### Task directions
Your task is to copy every line of the records below that contains "this".

___ Input data ___

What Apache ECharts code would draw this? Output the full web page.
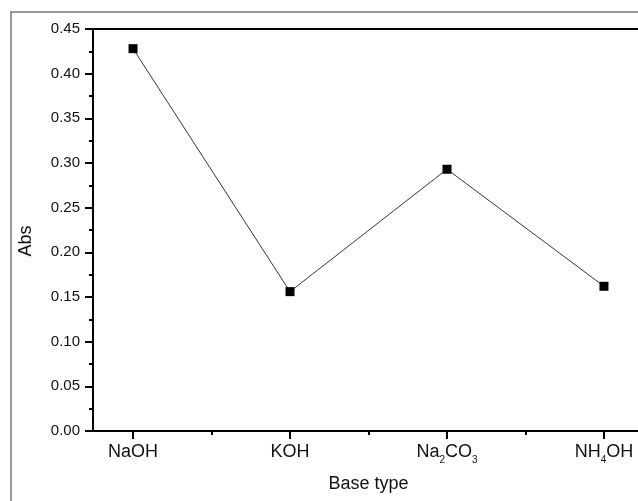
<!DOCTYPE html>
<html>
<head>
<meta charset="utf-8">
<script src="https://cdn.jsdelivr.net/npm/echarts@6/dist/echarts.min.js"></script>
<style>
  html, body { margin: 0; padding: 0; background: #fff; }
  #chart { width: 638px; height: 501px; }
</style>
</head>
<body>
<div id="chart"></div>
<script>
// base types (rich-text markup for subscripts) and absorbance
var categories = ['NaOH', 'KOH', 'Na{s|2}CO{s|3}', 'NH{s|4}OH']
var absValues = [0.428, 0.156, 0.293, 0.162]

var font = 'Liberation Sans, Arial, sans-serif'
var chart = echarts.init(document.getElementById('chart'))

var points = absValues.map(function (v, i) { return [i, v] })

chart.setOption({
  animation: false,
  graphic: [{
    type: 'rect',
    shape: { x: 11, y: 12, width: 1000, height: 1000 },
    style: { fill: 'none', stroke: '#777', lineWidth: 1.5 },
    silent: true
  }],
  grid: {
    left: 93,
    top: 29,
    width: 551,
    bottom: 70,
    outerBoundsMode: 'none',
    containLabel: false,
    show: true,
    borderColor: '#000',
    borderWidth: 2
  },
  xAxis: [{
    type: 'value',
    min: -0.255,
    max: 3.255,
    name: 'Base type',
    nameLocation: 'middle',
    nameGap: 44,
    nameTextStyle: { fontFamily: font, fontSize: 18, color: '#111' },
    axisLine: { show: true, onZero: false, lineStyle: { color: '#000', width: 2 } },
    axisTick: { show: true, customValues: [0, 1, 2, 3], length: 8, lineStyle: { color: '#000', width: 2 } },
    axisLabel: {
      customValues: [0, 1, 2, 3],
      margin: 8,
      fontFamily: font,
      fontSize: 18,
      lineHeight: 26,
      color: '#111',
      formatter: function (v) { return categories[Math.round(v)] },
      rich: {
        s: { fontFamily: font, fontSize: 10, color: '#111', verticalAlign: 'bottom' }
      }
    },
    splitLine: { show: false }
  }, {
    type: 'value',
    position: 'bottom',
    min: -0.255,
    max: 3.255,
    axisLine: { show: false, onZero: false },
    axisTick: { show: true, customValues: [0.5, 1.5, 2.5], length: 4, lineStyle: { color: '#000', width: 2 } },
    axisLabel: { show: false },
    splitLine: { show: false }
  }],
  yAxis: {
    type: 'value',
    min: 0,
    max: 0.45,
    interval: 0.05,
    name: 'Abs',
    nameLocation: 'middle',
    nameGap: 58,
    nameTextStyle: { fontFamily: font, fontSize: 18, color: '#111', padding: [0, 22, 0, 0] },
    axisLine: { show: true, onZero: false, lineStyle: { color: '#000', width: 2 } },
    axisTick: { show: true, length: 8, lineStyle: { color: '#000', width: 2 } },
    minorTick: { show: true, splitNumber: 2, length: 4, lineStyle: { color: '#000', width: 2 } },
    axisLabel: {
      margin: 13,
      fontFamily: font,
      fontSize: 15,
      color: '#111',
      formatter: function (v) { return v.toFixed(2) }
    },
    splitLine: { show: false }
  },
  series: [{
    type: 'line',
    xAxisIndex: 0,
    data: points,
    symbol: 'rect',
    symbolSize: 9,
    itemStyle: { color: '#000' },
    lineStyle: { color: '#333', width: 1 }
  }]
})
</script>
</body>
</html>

___
___ Input data ___

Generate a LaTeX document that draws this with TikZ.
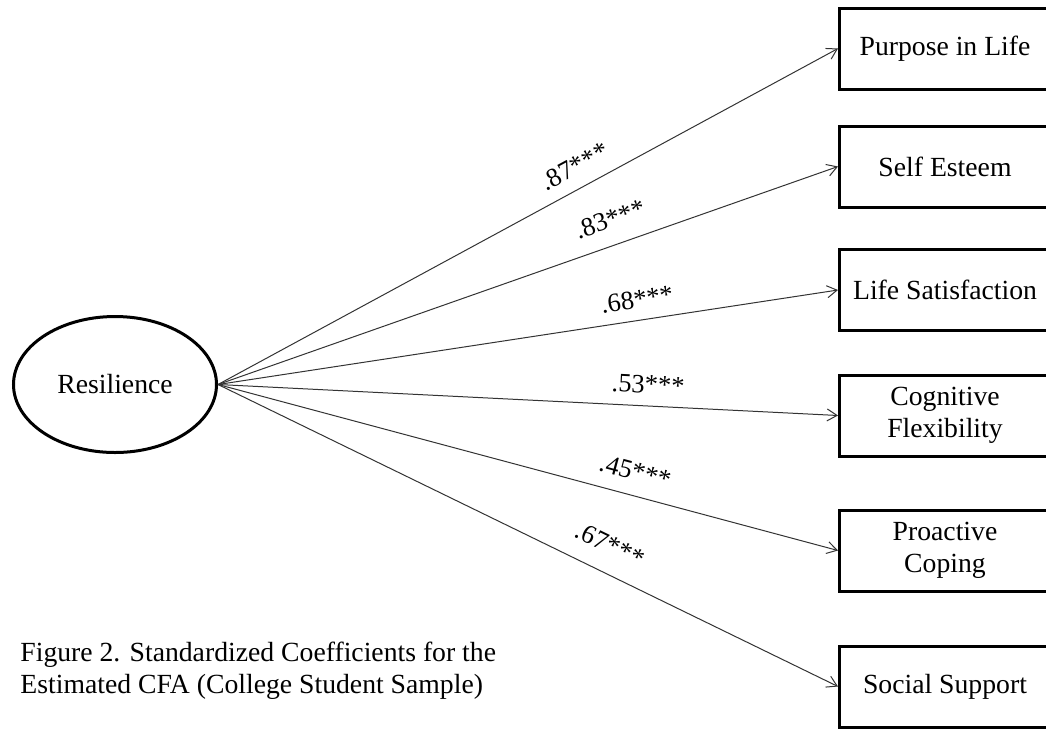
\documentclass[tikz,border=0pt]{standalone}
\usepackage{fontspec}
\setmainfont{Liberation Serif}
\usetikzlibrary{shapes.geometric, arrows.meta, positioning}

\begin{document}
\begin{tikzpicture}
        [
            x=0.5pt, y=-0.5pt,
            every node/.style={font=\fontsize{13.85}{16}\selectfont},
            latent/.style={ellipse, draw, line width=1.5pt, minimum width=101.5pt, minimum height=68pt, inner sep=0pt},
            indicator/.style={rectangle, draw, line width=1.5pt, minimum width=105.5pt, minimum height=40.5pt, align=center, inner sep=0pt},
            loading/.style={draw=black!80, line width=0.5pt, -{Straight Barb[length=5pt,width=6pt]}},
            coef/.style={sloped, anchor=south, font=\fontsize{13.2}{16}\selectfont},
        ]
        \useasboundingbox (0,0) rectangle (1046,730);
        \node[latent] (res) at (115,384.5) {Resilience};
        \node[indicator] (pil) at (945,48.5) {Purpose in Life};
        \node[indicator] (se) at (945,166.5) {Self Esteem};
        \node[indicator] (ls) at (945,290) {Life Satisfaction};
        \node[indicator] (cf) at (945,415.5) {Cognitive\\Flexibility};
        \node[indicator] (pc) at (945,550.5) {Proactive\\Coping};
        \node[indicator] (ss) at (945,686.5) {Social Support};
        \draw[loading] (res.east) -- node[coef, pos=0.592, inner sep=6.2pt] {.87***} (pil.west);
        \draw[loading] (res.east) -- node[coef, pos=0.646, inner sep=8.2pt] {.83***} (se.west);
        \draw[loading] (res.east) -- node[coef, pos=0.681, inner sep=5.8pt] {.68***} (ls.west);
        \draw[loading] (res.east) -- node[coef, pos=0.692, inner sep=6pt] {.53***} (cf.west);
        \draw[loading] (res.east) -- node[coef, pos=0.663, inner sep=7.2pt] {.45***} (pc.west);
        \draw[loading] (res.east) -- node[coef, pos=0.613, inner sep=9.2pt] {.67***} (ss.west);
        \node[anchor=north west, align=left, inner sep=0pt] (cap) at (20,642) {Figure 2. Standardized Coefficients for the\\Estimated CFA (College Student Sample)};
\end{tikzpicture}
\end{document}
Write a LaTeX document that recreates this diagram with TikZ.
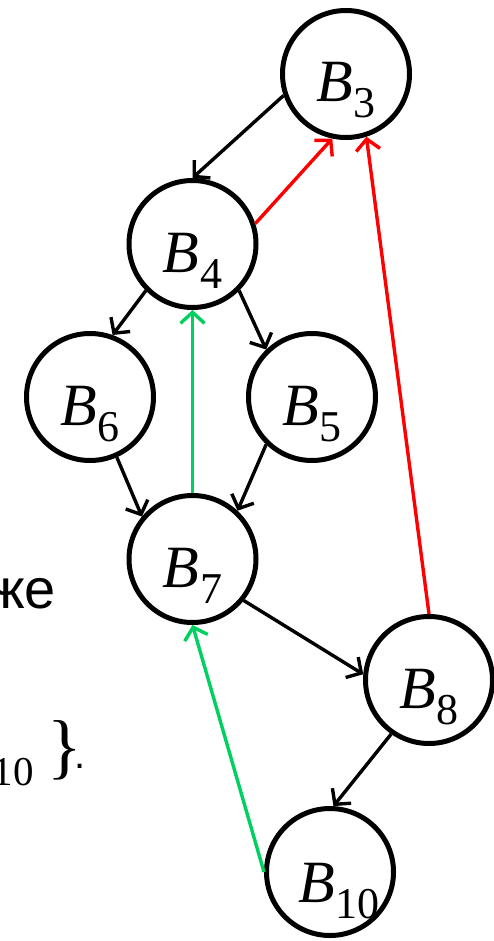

___

### Full solution
What Apache ECharts code would draw this? Output the full web page.
Generate a LaTeX document that draws this with TikZ.
Write a LaTeX document that recreates this diagram with TikZ.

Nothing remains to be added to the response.